### [Task instructions]
Copy out, with no alterations, the lines below running from the one containing "Emit a web page" to the one containing "34.6, 36.8, 39.0];", inclusive at each end; pictures are omitted.

### [Material supplied]
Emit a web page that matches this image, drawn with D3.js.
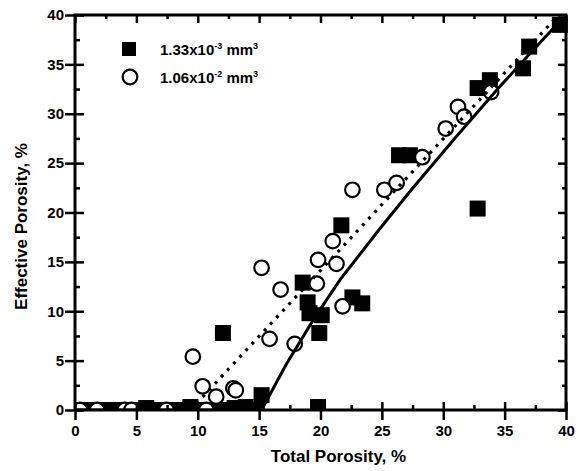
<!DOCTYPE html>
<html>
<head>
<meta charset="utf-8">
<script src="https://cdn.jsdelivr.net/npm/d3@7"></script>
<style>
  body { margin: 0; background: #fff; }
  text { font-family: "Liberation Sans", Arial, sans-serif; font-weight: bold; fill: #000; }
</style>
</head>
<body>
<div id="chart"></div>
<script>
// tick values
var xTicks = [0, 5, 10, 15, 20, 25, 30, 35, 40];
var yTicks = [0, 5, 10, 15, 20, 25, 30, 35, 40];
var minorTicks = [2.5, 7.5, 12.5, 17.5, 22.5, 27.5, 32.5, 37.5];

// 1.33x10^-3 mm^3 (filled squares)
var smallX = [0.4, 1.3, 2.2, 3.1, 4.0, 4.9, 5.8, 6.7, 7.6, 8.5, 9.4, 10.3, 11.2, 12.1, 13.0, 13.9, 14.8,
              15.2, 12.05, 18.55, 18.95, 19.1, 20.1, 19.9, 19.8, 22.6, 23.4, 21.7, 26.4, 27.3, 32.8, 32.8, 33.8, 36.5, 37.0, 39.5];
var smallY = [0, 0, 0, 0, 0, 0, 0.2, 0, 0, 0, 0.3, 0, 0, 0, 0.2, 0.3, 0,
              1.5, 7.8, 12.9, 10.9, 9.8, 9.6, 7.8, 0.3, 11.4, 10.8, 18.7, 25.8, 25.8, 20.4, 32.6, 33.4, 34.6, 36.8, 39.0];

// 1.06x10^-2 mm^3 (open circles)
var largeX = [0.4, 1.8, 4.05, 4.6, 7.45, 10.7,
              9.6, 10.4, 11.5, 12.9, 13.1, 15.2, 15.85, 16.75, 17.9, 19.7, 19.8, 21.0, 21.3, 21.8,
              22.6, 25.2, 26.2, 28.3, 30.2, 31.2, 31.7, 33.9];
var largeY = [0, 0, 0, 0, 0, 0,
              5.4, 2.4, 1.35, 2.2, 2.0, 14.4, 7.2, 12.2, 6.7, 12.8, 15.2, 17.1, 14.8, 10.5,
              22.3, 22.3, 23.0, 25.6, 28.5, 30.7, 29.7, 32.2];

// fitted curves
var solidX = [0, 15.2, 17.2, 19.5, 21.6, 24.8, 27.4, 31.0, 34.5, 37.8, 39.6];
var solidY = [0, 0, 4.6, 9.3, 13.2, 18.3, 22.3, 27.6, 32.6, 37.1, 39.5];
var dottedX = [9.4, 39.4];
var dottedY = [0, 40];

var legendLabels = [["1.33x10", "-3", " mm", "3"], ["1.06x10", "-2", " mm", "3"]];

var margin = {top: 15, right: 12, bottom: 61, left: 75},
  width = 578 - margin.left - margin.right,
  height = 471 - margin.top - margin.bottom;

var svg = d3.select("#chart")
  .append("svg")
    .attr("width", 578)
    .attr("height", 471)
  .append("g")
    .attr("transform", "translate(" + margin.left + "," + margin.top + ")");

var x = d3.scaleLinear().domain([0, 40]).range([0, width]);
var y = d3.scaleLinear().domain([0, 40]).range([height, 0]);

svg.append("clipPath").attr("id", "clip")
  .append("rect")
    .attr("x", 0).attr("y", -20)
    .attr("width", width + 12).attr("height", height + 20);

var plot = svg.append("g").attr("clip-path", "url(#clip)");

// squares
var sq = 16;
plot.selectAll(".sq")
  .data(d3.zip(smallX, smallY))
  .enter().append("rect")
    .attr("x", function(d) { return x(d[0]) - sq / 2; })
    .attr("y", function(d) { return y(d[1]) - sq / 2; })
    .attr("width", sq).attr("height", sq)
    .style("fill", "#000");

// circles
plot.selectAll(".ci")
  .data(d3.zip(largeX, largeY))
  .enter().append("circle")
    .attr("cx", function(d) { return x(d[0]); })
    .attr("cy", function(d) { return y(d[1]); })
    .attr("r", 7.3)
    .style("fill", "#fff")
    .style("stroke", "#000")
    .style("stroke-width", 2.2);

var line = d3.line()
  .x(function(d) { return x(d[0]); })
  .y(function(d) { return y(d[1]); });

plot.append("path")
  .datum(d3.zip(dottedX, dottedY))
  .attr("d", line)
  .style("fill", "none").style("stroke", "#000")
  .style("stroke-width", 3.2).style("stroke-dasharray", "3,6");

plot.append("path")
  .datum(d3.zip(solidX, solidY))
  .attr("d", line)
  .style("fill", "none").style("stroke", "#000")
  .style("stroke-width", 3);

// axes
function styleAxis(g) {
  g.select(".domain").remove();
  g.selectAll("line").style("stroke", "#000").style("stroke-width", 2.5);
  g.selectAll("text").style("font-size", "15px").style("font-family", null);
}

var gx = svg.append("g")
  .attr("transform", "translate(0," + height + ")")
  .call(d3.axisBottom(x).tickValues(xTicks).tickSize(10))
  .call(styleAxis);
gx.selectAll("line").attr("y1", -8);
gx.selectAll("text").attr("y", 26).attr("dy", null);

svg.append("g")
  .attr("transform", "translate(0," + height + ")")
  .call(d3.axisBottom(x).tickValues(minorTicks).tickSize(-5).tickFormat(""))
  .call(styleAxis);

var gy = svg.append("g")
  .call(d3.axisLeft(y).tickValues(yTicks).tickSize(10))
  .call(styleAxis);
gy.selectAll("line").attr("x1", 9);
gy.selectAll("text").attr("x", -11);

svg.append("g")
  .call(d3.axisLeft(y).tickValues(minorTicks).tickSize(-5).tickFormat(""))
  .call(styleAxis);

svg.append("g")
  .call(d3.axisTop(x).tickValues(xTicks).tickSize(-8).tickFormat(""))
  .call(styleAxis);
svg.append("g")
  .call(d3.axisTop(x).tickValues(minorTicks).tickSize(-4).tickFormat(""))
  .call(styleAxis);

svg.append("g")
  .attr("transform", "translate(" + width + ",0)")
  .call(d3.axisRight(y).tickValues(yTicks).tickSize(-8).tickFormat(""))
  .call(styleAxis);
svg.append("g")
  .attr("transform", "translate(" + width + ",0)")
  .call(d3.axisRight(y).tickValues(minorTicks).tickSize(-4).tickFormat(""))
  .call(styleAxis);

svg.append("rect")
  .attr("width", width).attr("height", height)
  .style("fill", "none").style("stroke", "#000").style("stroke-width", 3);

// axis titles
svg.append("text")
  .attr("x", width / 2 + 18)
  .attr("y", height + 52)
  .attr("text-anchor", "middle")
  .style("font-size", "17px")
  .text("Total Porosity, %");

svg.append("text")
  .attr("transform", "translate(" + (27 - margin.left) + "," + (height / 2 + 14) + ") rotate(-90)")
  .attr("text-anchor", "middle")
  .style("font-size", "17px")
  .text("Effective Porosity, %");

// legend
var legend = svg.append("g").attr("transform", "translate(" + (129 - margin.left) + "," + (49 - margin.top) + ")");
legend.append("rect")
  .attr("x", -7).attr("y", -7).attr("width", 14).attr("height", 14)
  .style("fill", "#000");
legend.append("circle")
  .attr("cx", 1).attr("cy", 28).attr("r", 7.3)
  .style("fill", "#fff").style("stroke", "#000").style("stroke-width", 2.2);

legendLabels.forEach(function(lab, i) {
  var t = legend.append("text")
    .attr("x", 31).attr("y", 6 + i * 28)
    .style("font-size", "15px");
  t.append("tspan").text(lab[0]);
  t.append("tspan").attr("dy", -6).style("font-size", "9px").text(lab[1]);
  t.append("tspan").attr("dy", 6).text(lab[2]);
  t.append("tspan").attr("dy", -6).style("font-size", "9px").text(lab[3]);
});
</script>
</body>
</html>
...
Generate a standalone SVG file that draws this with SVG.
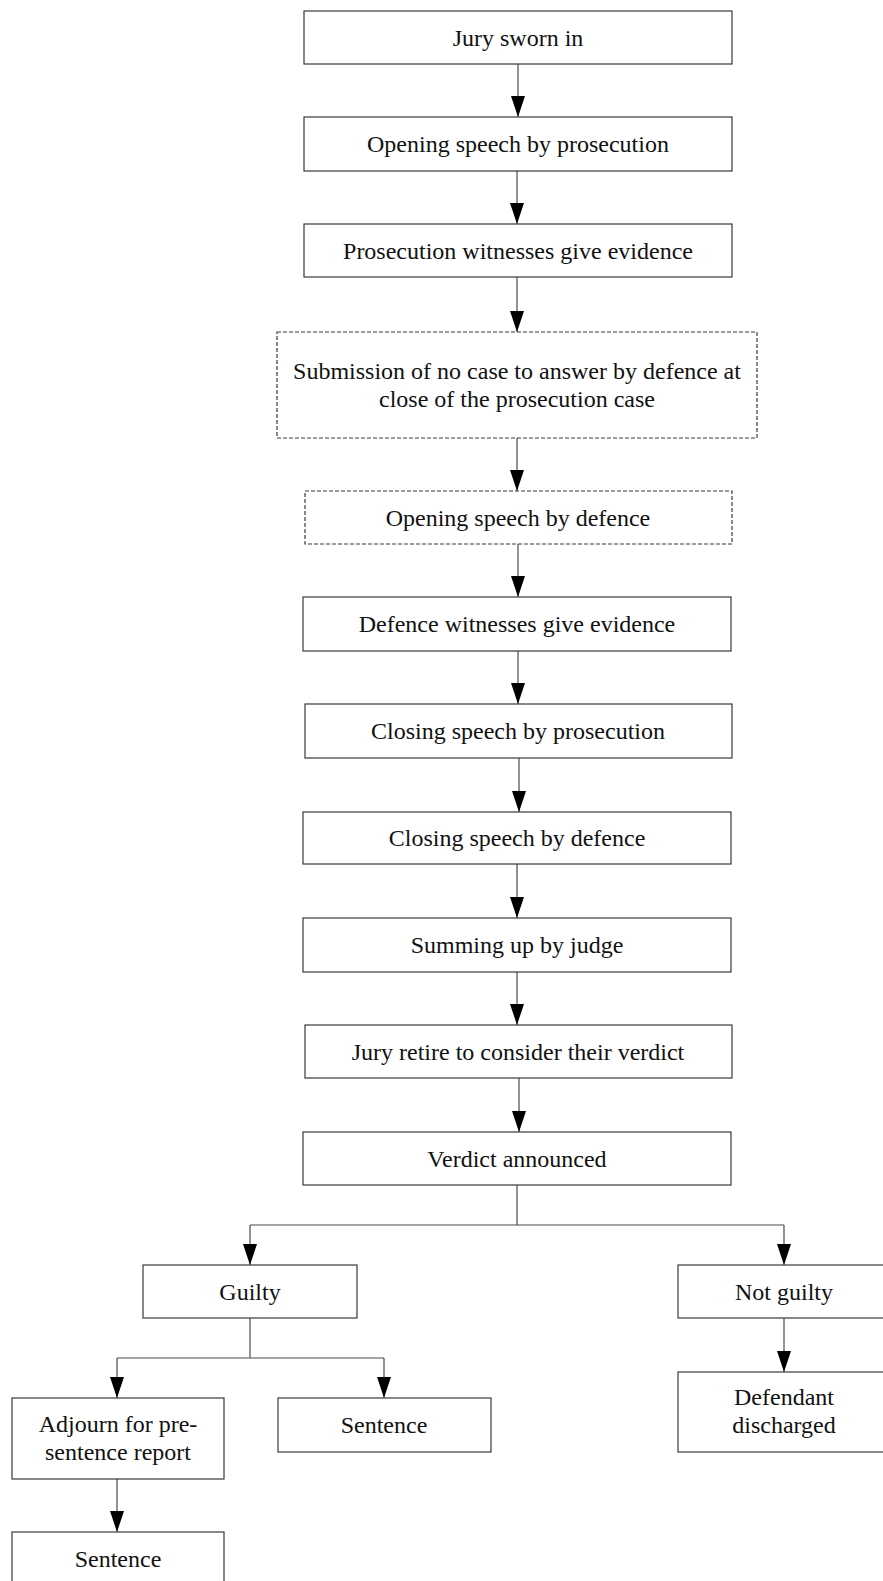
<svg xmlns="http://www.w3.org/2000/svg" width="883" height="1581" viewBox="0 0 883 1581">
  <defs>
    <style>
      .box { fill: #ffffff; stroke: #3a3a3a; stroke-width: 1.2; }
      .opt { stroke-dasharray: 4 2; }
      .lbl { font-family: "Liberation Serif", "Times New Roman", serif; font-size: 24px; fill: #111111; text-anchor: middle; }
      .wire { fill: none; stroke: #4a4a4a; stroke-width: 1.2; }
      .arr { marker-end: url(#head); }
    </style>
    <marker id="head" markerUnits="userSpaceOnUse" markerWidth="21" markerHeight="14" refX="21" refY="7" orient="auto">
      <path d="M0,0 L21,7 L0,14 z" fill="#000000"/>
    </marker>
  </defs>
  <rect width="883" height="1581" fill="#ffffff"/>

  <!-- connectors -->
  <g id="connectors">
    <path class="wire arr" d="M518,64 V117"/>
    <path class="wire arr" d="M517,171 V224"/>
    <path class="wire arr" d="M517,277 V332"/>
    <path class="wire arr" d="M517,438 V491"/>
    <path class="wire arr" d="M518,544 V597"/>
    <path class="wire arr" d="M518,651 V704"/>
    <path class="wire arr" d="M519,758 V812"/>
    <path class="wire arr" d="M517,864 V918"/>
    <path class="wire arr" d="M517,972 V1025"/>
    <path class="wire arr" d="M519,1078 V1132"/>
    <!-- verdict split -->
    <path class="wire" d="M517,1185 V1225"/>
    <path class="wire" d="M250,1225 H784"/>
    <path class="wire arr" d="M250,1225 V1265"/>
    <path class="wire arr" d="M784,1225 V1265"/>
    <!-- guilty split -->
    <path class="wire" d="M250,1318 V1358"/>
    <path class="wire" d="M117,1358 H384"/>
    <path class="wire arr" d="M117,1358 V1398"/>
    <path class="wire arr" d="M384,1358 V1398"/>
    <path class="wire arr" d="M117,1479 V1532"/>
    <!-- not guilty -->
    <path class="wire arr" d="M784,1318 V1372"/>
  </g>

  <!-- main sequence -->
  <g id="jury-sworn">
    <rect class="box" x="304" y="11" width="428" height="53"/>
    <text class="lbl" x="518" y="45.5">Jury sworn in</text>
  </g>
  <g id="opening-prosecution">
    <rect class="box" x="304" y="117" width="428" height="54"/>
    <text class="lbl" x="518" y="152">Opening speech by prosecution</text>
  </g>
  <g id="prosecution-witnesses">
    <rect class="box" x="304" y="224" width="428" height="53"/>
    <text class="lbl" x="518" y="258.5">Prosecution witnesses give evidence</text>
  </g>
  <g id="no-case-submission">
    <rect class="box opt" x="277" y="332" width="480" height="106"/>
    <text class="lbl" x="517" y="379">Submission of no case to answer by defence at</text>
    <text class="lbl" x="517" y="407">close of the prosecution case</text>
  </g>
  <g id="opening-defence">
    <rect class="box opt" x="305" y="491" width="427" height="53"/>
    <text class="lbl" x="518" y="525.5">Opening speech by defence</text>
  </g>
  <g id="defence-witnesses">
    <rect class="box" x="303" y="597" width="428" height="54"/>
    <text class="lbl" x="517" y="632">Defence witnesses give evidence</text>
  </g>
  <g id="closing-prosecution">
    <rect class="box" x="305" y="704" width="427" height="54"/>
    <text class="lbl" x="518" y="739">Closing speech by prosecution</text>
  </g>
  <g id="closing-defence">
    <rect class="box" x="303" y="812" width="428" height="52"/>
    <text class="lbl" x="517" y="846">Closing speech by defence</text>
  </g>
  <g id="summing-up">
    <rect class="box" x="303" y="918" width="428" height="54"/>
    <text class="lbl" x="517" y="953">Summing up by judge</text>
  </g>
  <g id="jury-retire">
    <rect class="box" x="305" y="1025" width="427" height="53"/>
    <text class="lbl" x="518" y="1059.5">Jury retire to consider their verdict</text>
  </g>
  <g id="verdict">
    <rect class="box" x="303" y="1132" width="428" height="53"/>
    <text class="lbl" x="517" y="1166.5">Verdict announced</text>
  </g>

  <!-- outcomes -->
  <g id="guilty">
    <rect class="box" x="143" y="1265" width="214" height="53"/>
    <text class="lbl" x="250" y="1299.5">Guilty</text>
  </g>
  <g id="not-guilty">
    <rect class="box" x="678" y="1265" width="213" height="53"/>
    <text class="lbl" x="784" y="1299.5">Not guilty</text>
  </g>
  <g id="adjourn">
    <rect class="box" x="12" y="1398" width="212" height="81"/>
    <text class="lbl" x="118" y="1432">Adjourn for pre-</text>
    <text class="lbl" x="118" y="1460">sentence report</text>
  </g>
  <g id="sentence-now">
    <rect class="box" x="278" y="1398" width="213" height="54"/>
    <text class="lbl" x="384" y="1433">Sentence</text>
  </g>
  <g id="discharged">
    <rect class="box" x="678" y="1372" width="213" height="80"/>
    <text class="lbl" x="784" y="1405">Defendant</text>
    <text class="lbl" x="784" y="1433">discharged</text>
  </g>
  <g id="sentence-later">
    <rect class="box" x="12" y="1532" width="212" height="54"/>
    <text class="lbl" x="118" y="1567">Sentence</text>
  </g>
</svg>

### [Response]
Emit a web page that matches this image, drawn with D3.js.
<!DOCTYPE html>
<html>
<head>
<meta charset="utf-8">
<script src="https://cdn.jsdelivr.net/npm/d3@7"></script>
<style>
  body { margin: 0; background: #fff; }
  text { font-family: "Liberation Sans", Arial, sans-serif; font-weight: bold; fill: #000; }
</style>
</head>
<body>
<div id="chart"></div>
<script>
// tick values
var xTicks = [0, 5, 10, 15, 20, 25, 30, 35, 40];
var yTicks = [0, 5, 10, 15, 20, 25, 30, 35, 40];
var minorTicks = [2.5, 7.5, 12.5, 17.5, 22.5, 27.5, 32.5, 37.5];

// 1.33x10^-3 mm^3 (filled squares)
var smallX = [0.4, 1.3, 2.2, 3.1, 4.0, 4.9, 5.8, 6.7, 7.6, 8.5, 9.4, 10.3, 11.2, 12.1, 13.0, 13.9, 14.8,
              15.2, 12.05, 18.55, 18.95, 19.1, 20.1, 19.9, 19.8, 22.6, 23.4, 21.7, 26.4, 27.3, 32.8, 32.8, 33.8, 36.5, 37.0, 39.5];
var smallY = [0, 0, 0, 0, 0, 0, 0.2, 0, 0, 0, 0.3, 0, 0, 0, 0.2, 0.3, 0,
              1.5, 7.8, 12.9, 10.9, 9.8, 9.6, 7.8, 0.3, 11.4, 10.8, 18.7, 25.8, 25.8, 20.4, 32.6, 33.4, 34.6, 36.8, 39.0];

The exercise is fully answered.